We Are Young, We Are Strong: la tragedia dell’odio

Rostock, Germania. In un paesaggio quasi lunare un giovane neonazista si è appena battuto con la polizia e mostra agli amici la propria ferita sul costato. È il 24 agosto 1992. La tensione in città ha raggiunto il suo acme: i cittadini tedeschi si dimostrano ormai intolleranti nei confronti dei richiedenti asilo che vivono nel Palazzo dei Girasoli.

“We Are Young, We Are Strong” si snoda nel tempo tragico per eccellenza, una giornata, e racconta gli scontri di quell’anno da tre punti di vista in un climax vertiginoso. Stefan, un liceale senza sogni alla ricerca della propria identità; Martin, suo padre, un insipido politico della SPD che non riesce a prendere una posizione; Lien, una giovane vietnamita e il bersaglio simbolico e reale della furia di massa.

Stefan indossa il giubbotto di pelle del suo amico Philip, che si è suicidato lasciando dietro di sé rabbia e domande senza risposta. Le stesse domande tormentano anche Stefan, che è molto meno estremista dell’amico Robbie e sembra annaspare in un fenomeno più grande di lui, a cui partecipa facendosi trascinare in una violenza sempre più feroce che troverà il suo sfogo nell’assedio al Palazzo dei girasoli. Martin invece, nonostante il ruolo politico che ricopre, non ha la forza per lasciare il segno. Solo tardivamente si renderà conto di chi realmente sia suo figlio e con altrettanto ritardo cercherà di agire quando la tragedia è ormai sul punto di essere consumata. Emblematica la scena in cui ascolta la musica classica con due cuffie che lo estraniano da un mondo che sta andando in fiamme.

Terzo protagonista di questo dramma in bianco e nero è Lien, monade più o meno solitaria di una famiglia vietnamita di cui sembra la più decisa a voler restare in Germania, dove lavora e sta costruendo il proprio futuro. Quando le violenze neonaziste erano state rivolte contro i Sinti e i Rom, Lien sembrava tranquilla, perché credeva che quelle fossero le uniche vittime designate e che una volta cacciato il capro espiatorio la furia xenofoba si sarebbe placata.

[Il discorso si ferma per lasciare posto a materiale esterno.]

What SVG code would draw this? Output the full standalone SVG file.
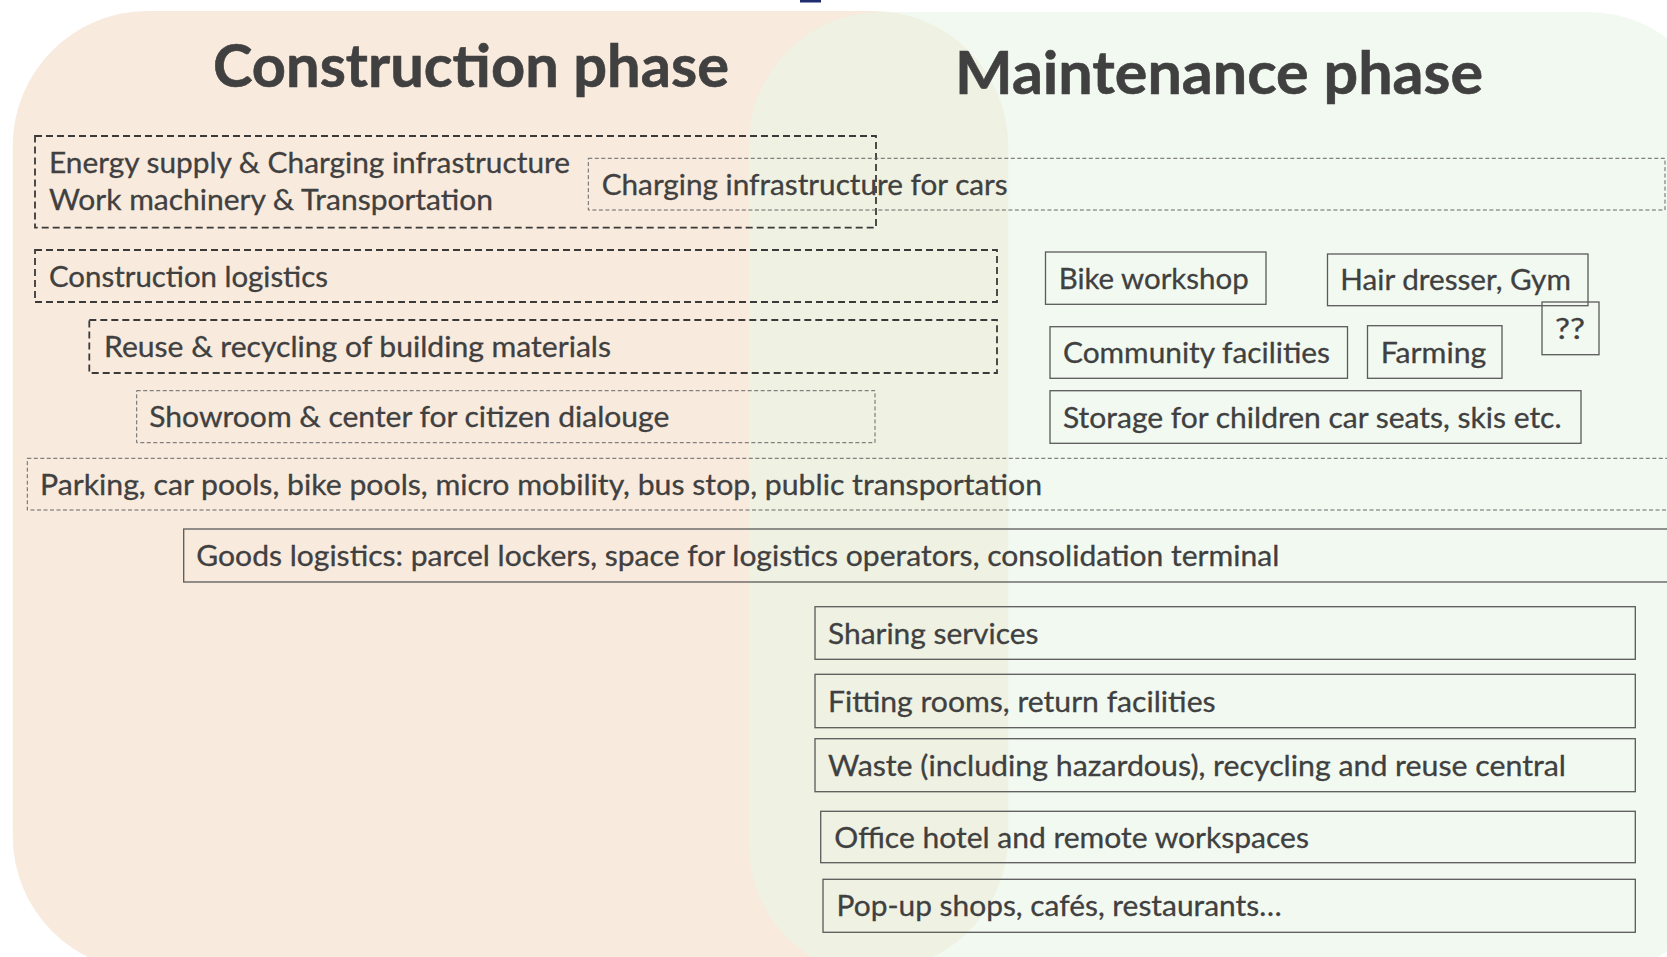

Non possono non venirci alla mente le parole pronunciate da Martin Niemöller (1892-1984), pastore luterano sopravvissuto al campo di sterminio di Dachau:

«Prima di tutto vennero a prendere gli zingari, e fui contento, perché rubacchiavano. Poi vennero a prendere gli ebrei, e stetti zitto,perché mi stavano antipatici. Poi vennero a prendere gli omosessuali, e fui sollevato, perché mi erano fastidiosi. Poi vennero a prendere i comunisti, e io non dissi niente, perché non ero comunista. Un giorno vennero a prendere me, e non c’era rimasto nessuno a protestare».

I fatti di Rostock si sono consumati quasi trent’anni fa ma le immagini della pellicola sono vergognosamente attuali. Una società civile non può lasciarsi risucchiare nei gorghi di una massa bestiale ma deve saper rispondere ai crimini d’odio condannandoli e non affidarsi a soluzioni estreme gonfiate dalla paura del diverso.